We speedup our pace and release 2.7 shortly after 2.6.1. README and CHANGELOG list all of new additions in 2.7. Below adds a little more details:

A Smoky fast strided dgrad kernel by smartly cutting down unnecessary computations. This kernel is used when any stride is larger than 1. To use it, just set StrideSupport here to StrideSupport::kStrided. Now that we have optimized implementation for all convolution kernels, we change the default convolution algorithm to kOptimized from kAnalytic. The profiler only generates the optimized convolution kernels by default.
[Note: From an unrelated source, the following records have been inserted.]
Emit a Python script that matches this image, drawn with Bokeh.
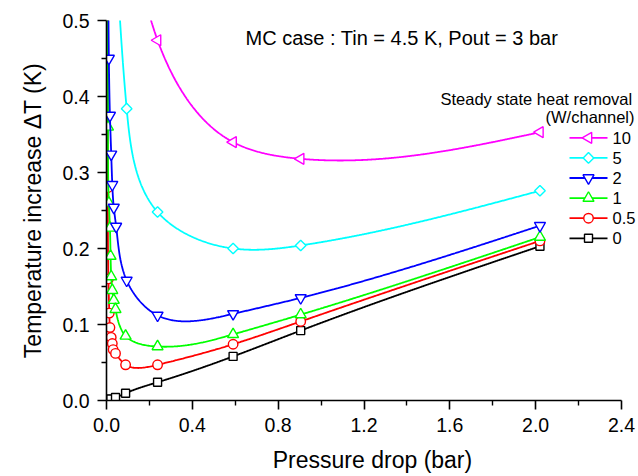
import numpy as np
from bokeh.plotting import figure
from bokeh.models import Range1d, FixedTicker, Label, PrintfTickFormatter
from bokeh.embed import file_html
from bokeh.resources import INLINE

# ---- data ----
x_q0 = [0, 0.005, 0.01, 0.015, 0.02, 0.042, 0.089, 0.238, 0.59, 0.905, 2.02]
y_q0 = [0, 0.0005, 0.001, 0.0015, 0.002, 0.004, 0.0096, 0.024, 0.058, 0.092, 0.203]

x_q05 = [0.003, 0.006, 0.009, 0.013, 0.016, 0.022, 0.027, 0.031, 0.042, 0.089, 0.238, 0.59, 0.905, 2.02]
y_q05 = [0.62, 0.28, 0.16, 0.115, 0.096, 0.083, 0.075, 0.067, 0.062, 0.047, 0.047, 0.074, 0.104, 0.21]

x_q1 = [0.003, 0.007, 0.011, 0.016, 0.019, 0.022, 0.027, 0.034, 0.042, 0.089, 0.238, 0.59, 0.905, 2.02]
y_q1 = [0.65, 0.36, 0.26, 0.227, 0.19, 0.163, 0.145, 0.132, 0.12, 0.085, 0.071, 0.087, 0.113, 0.215]

x_q2 = [0.007, 0.011, 0.016, 0.022, 0.027, 0.034, 0.045, 0.094, 0.238, 0.59, 0.905, 2.02]
y_q2 = [0.62, 0.45, 0.375, 0.324, 0.284, 0.254, 0.229, 0.158, 0.112, 0.114, 0.135, 0.23]

x_q5 = [0.04, 0.094, 0.238, 0.59, 0.905, 2.02]
y_q5 = [0.62, 0.384, 0.248, 0.2, 0.204, 0.276]

x_q10 = [0.12, 0.238, 0.59, 0.905, 2.02]
y_q10 = [0.75, 0.474, 0.34, 0.318, 0.353]

labels = ["10", "5", "2", "1", "0.5", "0"]
x_ticks = [0.0, 0.4, 0.8, 1.2, 1.6, 2.0, 2.4]
y_ticks = [0.0, 0.1, 0.2, 0.3, 0.4, 0.5]


def natural_spline(t, f, tt):
    n = len(t)
    h = np.diff(t)
    A = np.zeros((n, n))
    b = np.zeros(n)
    A[0, 0] = 1
    A[-1, -1] = 1
    for i in range(1, n - 1):
        A[i, i - 1] = h[i - 1]
        A[i, i] = 2 * (h[i - 1] + h[i])
        A[i, i + 1] = h[i]
        b[i] = 6 * ((f[i + 1] - f[i]) / h[i] - (f[i] - f[i - 1]) / h[i - 1])
    M = np.linalg.solve(A, b)
    out = np.empty_like(tt)
    idx = np.clip(np.searchsorted(t, tt) - 1, 0, n - 2)
    for k, (s, i) in enumerate(zip(tt, idx)):
        hi = h[i]
        a = (t[i + 1] - s) / hi
        c = (s - t[i]) / hi
        out[k] = (a * f[i] + c * f[i + 1]
                  + ((a ** 3 - a) * M[i] + (c ** 3 - c) * M[i + 1]) * hi * hi / 6)
    return out


def smooth(xs, ys):
    # parametric spline in screen-like coordinates (drawing of the connecting line)
    X = np.asarray(xs, float) / 2.4 * 515
    Y = np.asarray(ys, float) / 0.5 * 380
    d = np.hypot(np.diff(X), np.diff(Y))
    t = np.concatenate([[0], np.cumsum(d)])
    tt = np.linspace(0, t[-1], 800)
    sx = natural_spline(t, X, tt) * 2.4 / 515
    sy = natural_spline(t, Y, tt) * 0.5 / 380
    return sx, sy


W, H = 638, 476
BL, BR, BT, BB = 106, 0, 20, 76
FW, FH = W - BL - BR, H - BT - BB
AXIS_PX = 515                      # pixel length of the 0..2.4 axis
X_END = 2.4 * FW / AXIS_PX          # frame runs past 2.4 so texts are not clipped

p = figure(width=W, height=H, x_range=Range1d(0, X_END), y_range=Range1d(0, 0.5),
           output_backend="svg", toolbar_location=None,
           min_border_left=BL, min_border_right=BR, min_border_top=BT,
           min_border_bottom=BB)
p.outline_line_color = None
p.grid.visible = False
p.background_fill_color = "white"
p.border_fill_color = "white"
p.extra_x_ranges = {"px": Range1d(0, FW)}
p.extra_y_ranges = {"px": Range1d(0, FH)}

FONT = "Liberation Sans"

series = [
    (x_q10, y_q10, "#FF00FF", "triangle", np.pi / 2, 11),
    (x_q5, y_q5, "#00FFFF", "square", np.pi / 4, 7.5),
    (x_q2, y_q2, "#0000FF", "inverted_triangle", 0, 11),
    (x_q1, y_q1, "#00FF00", "triangle", 0, 11),
    (x_q05, y_q05, "#FF0000", "circle", 0, 9.5),
    (x_q0, y_q0, "#000000", "square", 0, 8),
]

for xs, ys, col, mk, ang, size in series[::-1]:
    sx, sy = smooth(xs, ys)
    p.line(sx, sy, line_color=col, line_width=1.8)
    p.scatter(xs, ys, marker=mk, size=size, angle=ang, line_color=col,
              fill_color="white", line_width=1.4)

# ---- legend (drawn in frame pixel space) ----
LEG_X0, LEG_X1 = 569 - BL, 607 - BL
row_y = [(H - BB) - (137.3 + 20.1 * i) for i in range(len(labels))]
for (xs, ys, col, mk, ang, size), lab, ry in zip(series, labels, row_y):
    p.segment(x0=[LEG_X0], x1=[LEG_X1], y0=[ry], y1=[ry], line_color=col, line_width=1.8,
              x_range_name="px", y_range_name="px")
    p.scatter(x=[(LEG_X0 + LEG_X1) / 2], y=[ry], marker=mk, size=size, angle=ang,
              line_color=col, fill_color="white", line_width=1.4,
              x_range_name="px", y_range_name="px")
    p.add_layout(Label(x=LEG_X1 + 5, y=ry, x_units="screen", y_units="screen", text=lab,
                       text_font=FONT, text_font_size="16.5px", text_color="black",
                       text_baseline="middle", text_align="left"))

for ax in (p.xaxis[0], p.yaxis[0]):
    ax.axis_line_width = 1.6
    ax.axis_line_color = "black"
    ax.major_tick_line_width = 1.6
    ax.minor_tick_line_width = 1.4
    ax.major_tick_out = 9
    ax.major_tick_in = 0
    ax.minor_tick_out = 5
    ax.minor_tick_in = 0
    ax.major_label_text_font = FONT
    ax.major_label_text_font_size = "19.5px"
    ax.major_label_text_color = "black"
    ax.formatter = PrintfTickFormatter(format="%.1f")
    ax.axis_label_text_font = FONT
    ax.axis_label_text_font_size = "23px"
    ax.axis_label_text_font_style = "normal"
    ax.axis_label_text_color = "black"

p.xaxis.bounds = (0, 2.4)
p.xaxis.ticker = FixedTicker(ticks=x_ticks, minor_ticks=[0.2, 0.6, 1.0, 1.4, 1.8, 2.2])
p.yaxis.ticker = FixedTicker(ticks=y_ticks, minor_ticks=[0.05, 0.15, 0.25, 0.35, 0.45])
p.xaxis.major_label_standoff = 8
p.yaxis.major_label_standoff = 8

p.yaxis.axis_label = "Temperature increase \u0394T (K)"
p.yaxis.axis_label_standoff = 13
p.xaxis.axis_label = "Pressure drop (bar)"
p.xaxis.axis_label_standoff = 12

p.add_layout(Label(x=245 - BL, y=(H - BB) - 37.3, x_units="screen", y_units="screen",
                   text="MC case : Tin = 4.5 K, Pout = 3 bar", text_font=FONT, text_color="black",
                   text_font_size="20px", text_baseline="alphabetic", text_align="left"))
p.add_layout(Label(x=440 - BL, y=(H - BB) - 98.3, x_units="screen", y_units="screen",
                   text="Steady state heat removal", text_font=FONT, text_color="black",
                   text_font_size="16.5px", text_baseline="alphabetic", text_align="left"))
p.add_layout(Label(x=634 - BL, y=(H - BB) - 116.7, x_units="screen", y_units="screen",
                   text="(W/channel)", text_font=FONT, text_color="black",
                   text_font_size="16.5px", text_baseline="alphabetic", text_align="right"))

open("out.html", "w").write(file_html(p, INLINE))
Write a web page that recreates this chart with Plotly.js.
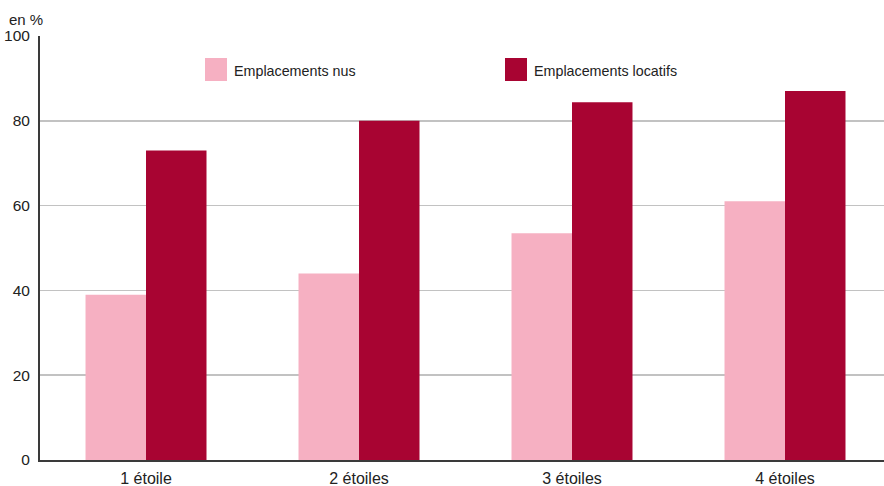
<!DOCTYPE html>
<html>
<head>
<meta charset="utf-8">
<script src="https://cdn.plot.ly/plotly-3.0.1.min.js"></script>
<style>html,body{margin:0;padding:0;background:#fff;}#chart{width:884px;height:486px;}</style>
</head>
<body>
<div id="chart"></div>
<script>
const categories = ["1 étoile", "2 étoiles", "3 étoiles", "4 étoiles"];
const seriesNames = ["Emplacements nus", "Emplacements locatifs"];
const nus = [39, 44, 53.5, 61];
const locatifs = [73, 80, 84.4, 87];
const yTicks = [0, 20, 40, 60, 80, 100];
const unitLabel = "en %";

const colors = ["#F6B0C2", "#A80432"];
const W = 884, H = 486;
const mL = 40, mR = 0, mT = 36, mB = 26;
const pw = W - mL - mR, ph = H - mT - mB;
const px = x => (x - mL) / pw;
const py = y => (H - mB - y) / ph;

const traces = [nus, locatifs].map((vals, i) => ({
  type: 'bar',
  x: categories.map((c, k) => k),
  y: vals,
  name: seriesNames[i],
  marker: {color: colors[i], line: {width: 0}},
  hoverinfo: 'skip'
}));

const legendPos = [{sq: 205, tx: 232}, {sq: 505, tx: 532}];
const shapes = seriesNames.map((n, i) => ({
  type: 'rect', xref: 'paper', yref: 'paper',
  x0: px(legendPos[i].sq), x1: px(legendPos[i].sq + 22),
  y0: py(81), y1: py(58),
  fillcolor: colors[i], line: {width: 0}
}));
const legendFont = {family: "'Liberation Sans', Arial, sans-serif", size: 14.3, color: '#222'};
const annotations = seriesNames.map((n, i) => ({
  xref: 'paper', yref: 'paper', x: px(legendPos[i].tx), y: py(71),
  xanchor: 'left', yanchor: 'middle', text: n, showarrow: false,
  font: legendFont
}));
annotations.push({
  xref: 'paper', yref: 'paper', x: px(7), y: py(19.5),
  xanchor: 'left', yanchor: 'middle', text: unitLabel, showarrow: false,
  font: {family: "'Liberation Sans', Arial, sans-serif", size: 15, color: '#222'}
});

const layout = {
  width: W, height: H,
  margin: {l: mL, r: mR, t: mT, b: mB, pad: 0},
  paper_bgcolor: '#fff', plot_bgcolor: '#fff',
  barmode: 'group', bargap: 0.432, bargroupgap: 0,
  showlegend: false,
  font: {family: "'Liberation Sans', Arial, sans-serif", size: 16, color: '#222'},
  xaxis: {
    range: [-0.4977, 3.4648], tickmode: 'array',
    tickvals: categories.map((c, k) => k), ticktext: categories,
    showgrid: false, zeroline: false,
    showline: true, linecolor: '#3a3a3a', linewidth: 2,
    ticks: 'outside', ticklen: 3, tickcolor: 'rgba(0,0,0,0)',
    tickfont: {size: 16, color: '#222'}, fixedrange: true
  },
  yaxis: {
    range: [0, 100], tickmode: 'array', tickvals: yTicks,
    showgrid: true, gridcolor: '#C2C2C2', gridwidth: 1.5,
    zeroline: false,
    showline: true, linecolor: '#3a3a3a', linewidth: 2,
    ticks: 'outside', ticklen: 5, tickcolor: 'rgba(0,0,0,0)',
    tickfont: {size: 15.5, color: '#222'}, fixedrange: true
  },
  shapes: shapes,
  annotations: annotations
};

Plotly.newPlot('chart', traces, layout, {displayModeBar: false, staticPlot: true});
</script>
</body>
</html>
In the convolution kernels, we no longer require the channel to be 128bit aligned to use tensor cores. You don't have to pad your tensors to meet this requirement any more. Though, 128bit alignment can deliver the best performance. This is implemented by @mengchihe from the community. Thank you very much!!!
We added a mainloop fusion kernel in example 23. This kernel can reduce one of the GEMM operands along GEMM-k dimension when doing GEMM. It has a new 1xM or 1xN vector output depends on which operand is reduced. The additional reduction operation adds almost no runtime overhead. This can be used in Megatron.
We added a fp16 acceleration for gelu_taylor. The same idea can be applied to other activation functions.
We speedup the convolution unit testing time by 40x without losing coverage.